Yazar: Dr. Reşit Haylamaz
Dipnot:
- Hz. Sa’d’ın hanımının adı, Amre Binti Harâm olarak da zikredilmektedir. Hz. Sa’d’ın mirasına el koyma işi, Efendimiz (s.a.s.) Hamrâü’l-Esed’e gittiği sırada yaşanmış ve Hz. Amre de Efendimiz (s.a.s.) döndükten sonra huzura gelerek durumunu arz etmiştir. Bkz. Vâkıdî, Meğâzî, 1/330; İbn Esîr, Üsüdü’l-Ğâbe, 3/388; İbn Hacer, el-İsâbe, 8/30 (11495)

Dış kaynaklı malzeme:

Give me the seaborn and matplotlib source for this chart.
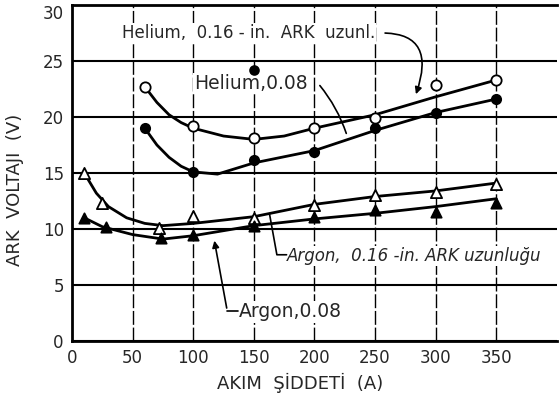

- O gün için mirastan kız çocuklara pay verilmez, erkek çocuklardan da, sadece eli kılıç tutabilecek olanlara pay ayrılırdı. Konuyla ilgili İslâmî hükümler henüz ortaya konulmadığı için, insanlar eski anlayışlarına göre muamele ediyor ve aralarındaki malı da bu anlayışa göre taksim ediyorlardı. Bkz. Taberî, el-Câmiu’l-Beyân, 4/275; İbn Esîr, Üsüdü’l-Ğâbe, 2/96; Vâkıdî, Meğâzî, 1/330
- Bkz. Nisâ, 4/11; Vâhıdî, Esbâbu Nüzûli’l-Kur’ân, 1/50
- Hz. Amre’nin, kocası Hz. Sa’d şehit olduğunda karnında taşıdığı çocuğuna bu mirastan pay verilmemişti. Bkz. Ahmed İbn Hanbel, Müsned, 3/374 (15062); Ebû Dâvûd, Sünen, 3/121 (2892); Tirmizî, el-Câmiu’s-Sahîh, 4/414 (2092); İbn Mâce, Sünen, 2/908 (2720)
- Bkz. Taberî, el-Câmiu’l-Beyân, 4/275; İbnü’l-Esîr, Üsüdü’l-Ğâbe, 2/96, 97; Vâkıdî, Meğâzî, 1/330 vd.